WHAT IS EXPECTED –
Reproduce the listing word for word. Skip any image.
## Start AVAILABLE DATA
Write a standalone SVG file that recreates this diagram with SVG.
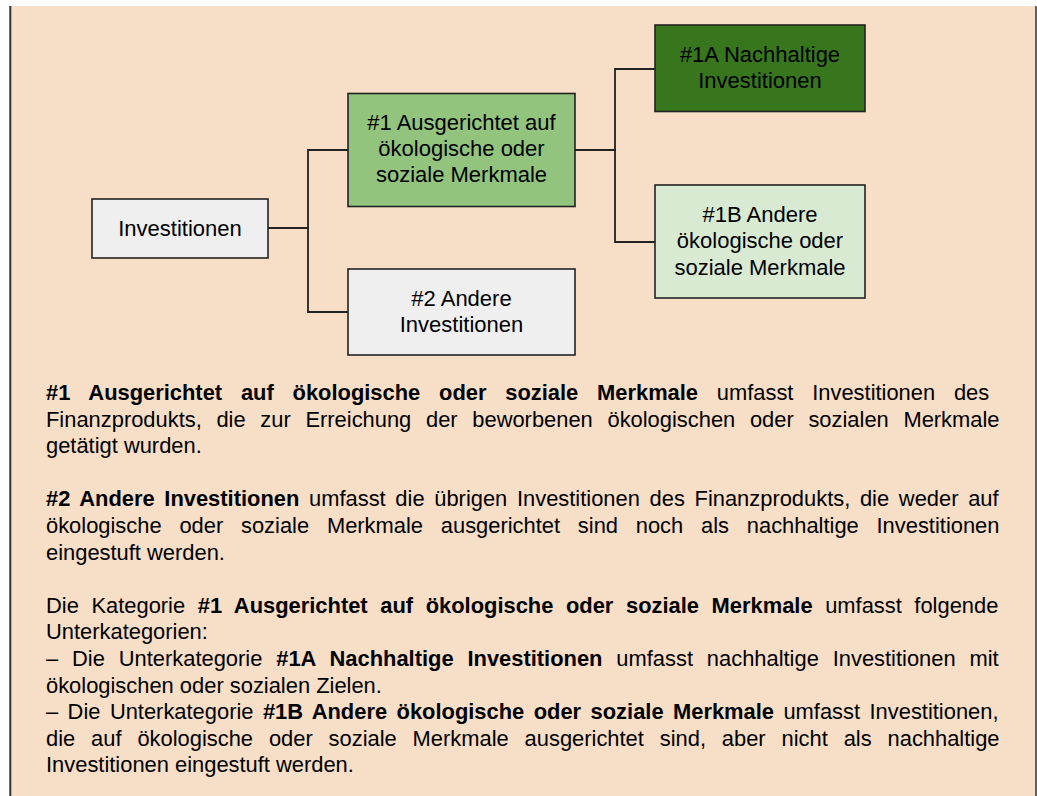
<svg xmlns="http://www.w3.org/2000/svg" width="1037" height="796" viewBox="0 0 1037 796">
<style>
.node rect{stroke:#222;stroke-width:1.6}
.lbl{font-family:"Liberation Sans",Arial,sans-serif;font-size:22px;fill:#000;text-anchor:middle}
.body{font-family:"Liberation Sans",Arial,sans-serif;font-size:21.9px;fill:#000}
.b{font-weight:bold}
.conn{fill:none;stroke:#222;stroke-width:1.8}
</style>
<rect x="0" y="0" width="1037" height="796" fill="#ffffff"/>
<rect x="10" y="6" width="1026" height="790" fill="#f6dec7"/>
<line x1="10.3" y1="6" x2="10.3" y2="796" stroke="#333" stroke-width="2"/>
<line x1="1036" y1="6" x2="1036" y2="796" stroke="#333" stroke-width="1.5"/>
<g id="connectors">
<path class="conn" d="M268 228H308V150H348"/>
<path class="conn" d="M268 228H308V312H348"/>
<path class="conn" d="M575 150H615V69H655"/>
<path class="conn" d="M575 150H615V242H655"/>
</g>
<g id="n-investitionen" class="node">
<rect x="92" y="199" width="176" height="59" fill="#efefef"/>
<text class="lbl" x="180" y="236">Investitionen</text>
</g>
<g id="n-1" class="node">
<rect x="348" y="93.5" width="227" height="113" fill="#93c47d"/>
<text class="lbl" x="461.5" y="130">#1 Ausgerichtet auf</text>
<text class="lbl" x="461.5" y="156">ökologische oder</text>
<text class="lbl" x="461.5" y="182">soziale Merkmale</text>
</g>
<g id="n-2" class="node">
<rect x="348" y="269" width="227" height="86" fill="#efefef"/>
<text class="lbl" x="461.5" y="305.5">#2 Andere</text>
<text class="lbl" x="461.5" y="331.5">Investitionen</text>
</g>
<g id="n-1a" class="node">
<rect x="655" y="25" width="210" height="86.5" fill="#38761d"/>
<text class="lbl" x="760" y="61.7">#1A Nachhaltige</text>
<text class="lbl" x="760" y="88.2">Investitionen</text>
</g>
<g id="n-1b" class="node">
<rect x="655" y="185" width="210" height="113" fill="#d9ead3"/>
<text class="lbl" x="760" y="221.7">#1B Andere</text>
<text class="lbl" x="760" y="248.3">ökologische oder</text>
<text class="lbl" x="760" y="275">soziale Merkmale</text>
</g>
<g id="legend">
<text class="body" x="46" y="400" style="word-spacing:12.7px"><tspan class="b">#1 Ausgerichtet auf ökologische oder soziale Merkmale</tspan> umfasst Investitionen des</text>
<text class="body" x="46" y="426.6" style="word-spacing:8.6px">Finanzprodukts, die zur Erreichung der beworbenen ökologischen oder sozialen Merkmale</text>
<text class="body" x="46" y="453.2">getätigt wurden.</text>
<text class="body" x="46" y="506.4" style="word-spacing:3.6px"><tspan class="b">#2 Andere Investitionen</tspan> umfasst die übrigen Investitionen des Finanzprodukts, die weder auf</text>
<text class="body" x="46" y="533" style="word-spacing:11.7px">ökologische oder soziale Merkmale ausgerichtet sind noch als nachhaltige Investitionen</text>
<text class="body" x="46" y="559.6">eingestuft werden.</text>
<text class="body" x="46" y="612.8" style="word-spacing:6.5px">Die Kategorie <tspan class="b">#1 Ausgerichtet auf ökologische oder soziale Merkmale</tspan> umfasst folgende</text>
<text class="body" x="46" y="639.4">Unterkategorien:</text>
<text class="body" x="46" y="666" style="word-spacing:7.8px">– Die Unterkategorie <tspan class="b">#1A Nachhaltige Investitionen</tspan> umfasst nachhaltige Investitionen mit</text>
<text class="body" x="46" y="692.6">ökologischen oder sozialen Zielen.</text>
<text class="body" x="46" y="719.2" style="word-spacing:3.35px">– Die Unterkategorie <tspan class="b">#1B Andere ökologische oder soziale Merkmale</tspan> umfasst Investitionen,</text>
<text class="body" x="46" y="745.8" style="word-spacing:9.8px">die auf ökologische oder soziale Merkmale ausgerichtet sind, aber nicht als nachhaltige</text>
<text class="body" x="46" y="772.4">Investitionen eingestuft werden.</text>
</g>
</svg>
## End AVAILABLE DATA
EXERCISE RESPONSE –
Write a standalone SVG file that recreates this diagram with SVG.
<svg xmlns="http://www.w3.org/2000/svg" width="1037" height="796" viewBox="0 0 1037 796">
<style>
.node rect{stroke:#222;stroke-width:1.6}
.lbl{font-family:"Liberation Sans",Arial,sans-serif;font-size:22px;fill:#000;text-anchor:middle}
.body{font-family:"Liberation Sans",Arial,sans-serif;font-size:21.9px;fill:#000}
.b{font-weight:bold}
.conn{fill:none;stroke:#222;stroke-width:1.8}
</style>
<rect x="0" y="0" width="1037" height="796" fill="#ffffff"/>
<rect x="10" y="6" width="1026" height="790" fill="#f6dec7"/>
<line x1="10.3" y1="6" x2="10.3" y2="796" stroke="#333" stroke-width="2"/>
<line x1="1036" y1="6" x2="1036" y2="796" stroke="#333" stroke-width="1.5"/>
<g id="connectors">
<path class="conn" d="M268 228H308V150H348"/>
<path class="conn" d="M268 228H308V312H348"/>
<path class="conn" d="M575 150H615V69H655"/>
<path class="conn" d="M575 150H615V242H655"/>
</g>
<g id="n-investitionen" class="node">
<rect x="92" y="199" width="176" height="59" fill="#efefef"/>
<text class="lbl" x="180" y="236">Investitionen</text>
</g>
<g id="n-1" class="node">
<rect x="348" y="93.5" width="227" height="113" fill="#93c47d"/>
<text class="lbl" x="461.5" y="130">#1 Ausgerichtet auf</text>
<text class="lbl" x="461.5" y="156">ökologische oder</text>
<text class="lbl" x="461.5" y="182">soziale Merkmale</text>
</g>
<g id="n-2" class="node">
<rect x="348" y="269" width="227" height="86" fill="#efefef"/>
<text class="lbl" x="461.5" y="305.5">#2 Andere</text>
<text class="lbl" x="461.5" y="331.5">Investitionen</text>
</g>
<g id="n-1a" class="node">
<rect x="655" y="25" width="210" height="86.5" fill="#38761d"/>
<text class="lbl" x="760" y="61.7">#1A Nachhaltige</text>
<text class="lbl" x="760" y="88.2">Investitionen</text>
</g>
<g id="n-1b" class="node">
<rect x="655" y="185" width="210" height="113" fill="#d9ead3"/>
<text class="lbl" x="760" y="221.7">#1B Andere</text>
<text class="lbl" x="760" y="248.3">ökologische oder</text>
<text class="lbl" x="760" y="275">soziale Merkmale</text>
</g>
<g id="legend">
<text class="body" x="46" y="400" style="word-spacing:12.7px"><tspan class="b">#1 Ausgerichtet auf ökologische oder soziale Merkmale</tspan> umfasst Investitionen des</text>
<text class="body" x="46" y="426.6" style="word-spacing:8.6px">Finanzprodukts, die zur Erreichung der beworbenen ökologischen oder sozialen Merkmale</text>
<text class="body" x="46" y="453.2">getätigt wurden.</text>
<text class="body" x="46" y="506.4" style="word-spacing:3.6px"><tspan class="b">#2 Andere Investitionen</tspan> umfasst die übrigen Investitionen des Finanzprodukts, die weder auf</text>
<text class="body" x="46" y="533" style="word-spacing:11.7px">ökologische oder soziale Merkmale ausgerichtet sind noch als nachhaltige Investitionen</text>
<text class="body" x="46" y="559.6">eingestuft werden.</text>
<text class="body" x="46" y="612.8" style="word-spacing:6.5px">Die Kategorie <tspan class="b">#1 Ausgerichtet auf ökologische oder soziale Merkmale</tspan> umfasst folgende</text>
<text class="body" x="46" y="639.4">Unterkategorien:</text>
<text class="body" x="46" y="666" style="word-spacing:7.8px">– Die Unterkategorie <tspan class="b">#1A Nachhaltige Investitionen</tspan> umfasst nachhaltige Investitionen mit</text>
<text class="body" x="46" y="692.6">ökologischen oder sozialen Zielen.</text>
<text class="body" x="46" y="719.2" style="word-spacing:3.35px">– Die Unterkategorie <tspan class="b">#1B Andere ökologische oder soziale Merkmale</tspan> umfasst Investitionen,</text>
<text class="body" x="46" y="745.8" style="word-spacing:9.8px">die auf ökologische oder soziale Merkmale ausgerichtet sind, aber nicht als nachhaltige</text>
<text class="body" x="46" y="772.4">Investitionen eingestuft werden.</text>
</g>
</svg>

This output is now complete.